Patricia Ellis Herr, Alexandra Herr, and Sage Herr said...

Dear Desi and Larry,

Thank you for your comment. The girls and I just got back from hiking the 211-mile John Muir Trail in California, so I wasn't able to read your comment until just now.

Congratulations on your wonderful journey! I am glad you two were able to share such a positive experience, and that the Camino reinforced your love for each other.

I'm very happy you enjoyed our blog.

Warmly,
Trish Herr

Anonymous said...

Thank you Trisha, Ibagree 100percent. I was so upset by the. Ten reasons. camino sucks blog. He sure did a Camino unlike mine.. Where?
I love that you shared it with daughters, what a lovely experience. I feel each person will get out of the Camino what he or she puts into it. It can be deeply meaningful. I hope to do another Camino, but having done my first at 76 it will need to be soon. THANK you, caroljean

Patricia Ellis Herr, Alexandra Herr, and Sage Herr said...

Caroljean,

Congratulations on doing your first Camino at 76! That is amazing. I am glad you had an experience more like mine and less like the fellow who wrote the negative blog post.

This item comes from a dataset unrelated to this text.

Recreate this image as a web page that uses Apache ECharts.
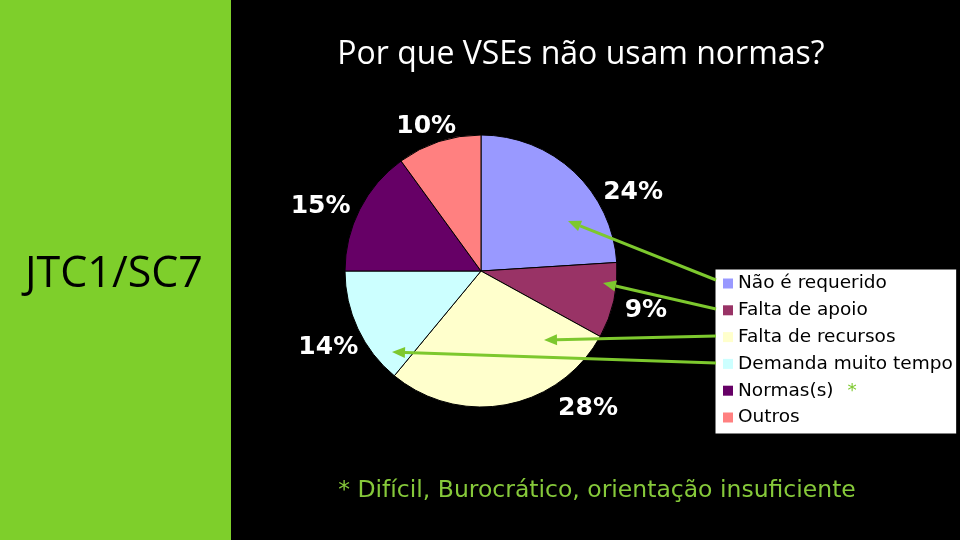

I can understand why some hikers prefer experiences such as the Pacific Crest Trail or the Appalachian Trail over the Camino. The PCT and the AT, and long-distance trails like them, are serious backpacking trails. They belong in a different category from the Camino. They're not better or worse, they're simply different. Therefore, if someone goes into the Camino thinking it's like the AT or PCT, then they're bound to be surprised. However, if such a person does any research whatsoever beforehand, then they'll know the Camino is a different experience and they won't expect the AT/PCT.

Thanks for writing, and I hope you do another Camino walk soon.